→ EXERCISE OBJECTIVE
Everything from the first line of the data through the line with "import pandas as pd" is to be echoed exactly, minus the pictures.

= = = =

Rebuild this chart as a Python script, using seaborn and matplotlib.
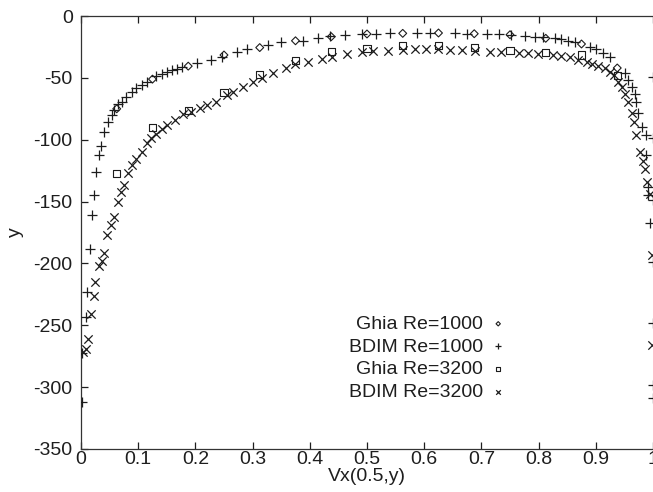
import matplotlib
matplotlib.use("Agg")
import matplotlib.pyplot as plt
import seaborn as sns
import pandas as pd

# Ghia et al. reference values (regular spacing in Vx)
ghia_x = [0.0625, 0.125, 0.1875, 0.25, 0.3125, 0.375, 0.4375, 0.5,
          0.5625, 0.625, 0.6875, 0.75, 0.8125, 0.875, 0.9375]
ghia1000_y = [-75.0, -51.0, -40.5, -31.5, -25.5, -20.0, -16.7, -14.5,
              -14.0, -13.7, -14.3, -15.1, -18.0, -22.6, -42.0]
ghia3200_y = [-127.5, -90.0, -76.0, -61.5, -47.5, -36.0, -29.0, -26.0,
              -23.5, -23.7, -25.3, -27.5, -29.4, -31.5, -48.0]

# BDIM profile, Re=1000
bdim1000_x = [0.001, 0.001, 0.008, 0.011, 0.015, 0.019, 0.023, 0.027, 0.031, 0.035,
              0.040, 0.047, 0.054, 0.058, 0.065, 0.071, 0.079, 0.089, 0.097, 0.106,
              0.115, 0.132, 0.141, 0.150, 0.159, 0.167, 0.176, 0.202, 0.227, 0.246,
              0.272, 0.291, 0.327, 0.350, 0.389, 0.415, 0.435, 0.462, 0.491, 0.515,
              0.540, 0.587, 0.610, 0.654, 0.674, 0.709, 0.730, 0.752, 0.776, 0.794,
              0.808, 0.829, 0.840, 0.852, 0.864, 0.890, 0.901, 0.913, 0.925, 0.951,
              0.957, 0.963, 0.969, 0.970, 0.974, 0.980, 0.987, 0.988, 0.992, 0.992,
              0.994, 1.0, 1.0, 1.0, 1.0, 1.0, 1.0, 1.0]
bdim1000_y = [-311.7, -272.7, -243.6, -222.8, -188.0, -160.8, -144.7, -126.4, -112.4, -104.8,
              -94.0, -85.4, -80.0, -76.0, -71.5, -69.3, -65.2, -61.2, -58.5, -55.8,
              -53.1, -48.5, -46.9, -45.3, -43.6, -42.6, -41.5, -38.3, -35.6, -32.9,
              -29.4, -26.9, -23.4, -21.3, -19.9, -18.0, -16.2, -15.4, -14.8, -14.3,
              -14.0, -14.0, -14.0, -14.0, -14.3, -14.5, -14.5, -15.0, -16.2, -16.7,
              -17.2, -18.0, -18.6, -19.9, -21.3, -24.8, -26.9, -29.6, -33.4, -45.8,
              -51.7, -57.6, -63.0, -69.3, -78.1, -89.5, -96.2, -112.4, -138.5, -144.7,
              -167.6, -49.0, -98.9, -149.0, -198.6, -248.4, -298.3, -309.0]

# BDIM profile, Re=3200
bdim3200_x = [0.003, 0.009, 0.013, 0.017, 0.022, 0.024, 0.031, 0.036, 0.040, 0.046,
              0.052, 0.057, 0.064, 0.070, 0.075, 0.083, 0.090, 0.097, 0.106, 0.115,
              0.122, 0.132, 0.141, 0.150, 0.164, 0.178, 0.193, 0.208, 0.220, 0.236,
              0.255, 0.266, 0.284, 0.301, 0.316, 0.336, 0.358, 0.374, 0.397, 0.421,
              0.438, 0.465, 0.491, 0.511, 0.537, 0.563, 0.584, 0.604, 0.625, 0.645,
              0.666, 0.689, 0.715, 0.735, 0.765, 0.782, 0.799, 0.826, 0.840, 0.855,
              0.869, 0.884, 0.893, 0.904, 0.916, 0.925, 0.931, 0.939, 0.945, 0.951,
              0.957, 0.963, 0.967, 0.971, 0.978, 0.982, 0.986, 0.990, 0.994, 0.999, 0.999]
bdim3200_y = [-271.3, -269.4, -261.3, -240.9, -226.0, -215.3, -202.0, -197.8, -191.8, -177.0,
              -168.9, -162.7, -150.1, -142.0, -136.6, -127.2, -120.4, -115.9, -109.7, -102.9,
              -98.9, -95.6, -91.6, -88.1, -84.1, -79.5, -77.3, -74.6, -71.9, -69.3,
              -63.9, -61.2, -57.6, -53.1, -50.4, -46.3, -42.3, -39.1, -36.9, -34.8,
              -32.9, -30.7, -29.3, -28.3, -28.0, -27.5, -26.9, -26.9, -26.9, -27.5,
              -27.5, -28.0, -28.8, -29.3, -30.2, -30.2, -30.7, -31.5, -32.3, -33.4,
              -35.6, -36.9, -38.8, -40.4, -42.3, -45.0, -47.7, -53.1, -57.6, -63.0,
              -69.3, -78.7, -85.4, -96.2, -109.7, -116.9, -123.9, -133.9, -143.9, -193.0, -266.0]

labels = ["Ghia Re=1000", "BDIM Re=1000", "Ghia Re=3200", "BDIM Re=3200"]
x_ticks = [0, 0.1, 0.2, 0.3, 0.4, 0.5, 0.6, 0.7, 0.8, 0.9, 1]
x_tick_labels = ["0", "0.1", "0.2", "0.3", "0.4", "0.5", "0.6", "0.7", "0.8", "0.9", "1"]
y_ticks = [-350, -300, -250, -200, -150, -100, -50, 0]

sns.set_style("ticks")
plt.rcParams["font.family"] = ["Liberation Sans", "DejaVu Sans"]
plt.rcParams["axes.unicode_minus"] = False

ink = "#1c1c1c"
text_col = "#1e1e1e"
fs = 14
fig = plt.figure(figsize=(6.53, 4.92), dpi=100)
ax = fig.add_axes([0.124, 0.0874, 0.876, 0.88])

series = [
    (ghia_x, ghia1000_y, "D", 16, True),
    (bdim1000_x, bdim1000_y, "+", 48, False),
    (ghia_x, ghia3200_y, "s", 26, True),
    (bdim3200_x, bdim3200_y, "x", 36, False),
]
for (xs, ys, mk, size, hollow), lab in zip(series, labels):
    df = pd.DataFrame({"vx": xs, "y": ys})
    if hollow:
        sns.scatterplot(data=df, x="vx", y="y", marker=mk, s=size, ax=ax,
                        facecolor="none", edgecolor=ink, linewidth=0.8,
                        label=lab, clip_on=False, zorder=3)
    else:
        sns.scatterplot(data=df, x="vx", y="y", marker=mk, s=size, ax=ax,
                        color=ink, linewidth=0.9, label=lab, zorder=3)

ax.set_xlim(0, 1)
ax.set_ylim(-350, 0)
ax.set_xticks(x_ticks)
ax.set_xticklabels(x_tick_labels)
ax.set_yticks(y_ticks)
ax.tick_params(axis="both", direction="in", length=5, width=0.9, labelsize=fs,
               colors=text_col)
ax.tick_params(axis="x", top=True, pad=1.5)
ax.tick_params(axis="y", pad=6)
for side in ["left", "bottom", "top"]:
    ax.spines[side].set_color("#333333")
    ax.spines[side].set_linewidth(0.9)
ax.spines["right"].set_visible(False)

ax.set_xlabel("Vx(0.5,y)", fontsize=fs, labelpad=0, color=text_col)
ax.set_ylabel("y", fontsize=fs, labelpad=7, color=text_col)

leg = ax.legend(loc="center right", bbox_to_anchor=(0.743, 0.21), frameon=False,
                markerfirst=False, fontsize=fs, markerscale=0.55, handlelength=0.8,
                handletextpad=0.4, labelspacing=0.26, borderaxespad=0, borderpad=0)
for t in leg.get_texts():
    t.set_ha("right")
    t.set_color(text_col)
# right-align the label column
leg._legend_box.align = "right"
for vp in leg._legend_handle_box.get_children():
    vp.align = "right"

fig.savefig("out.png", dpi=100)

= = = =

→ SOLUTION FOR THIS TASK
Rebuild this chart as a Python script, using seaborn and matplotlib.
import matplotlib
matplotlib.use("Agg")
import matplotlib.pyplot as plt
import seaborn as sns
import pandas as pd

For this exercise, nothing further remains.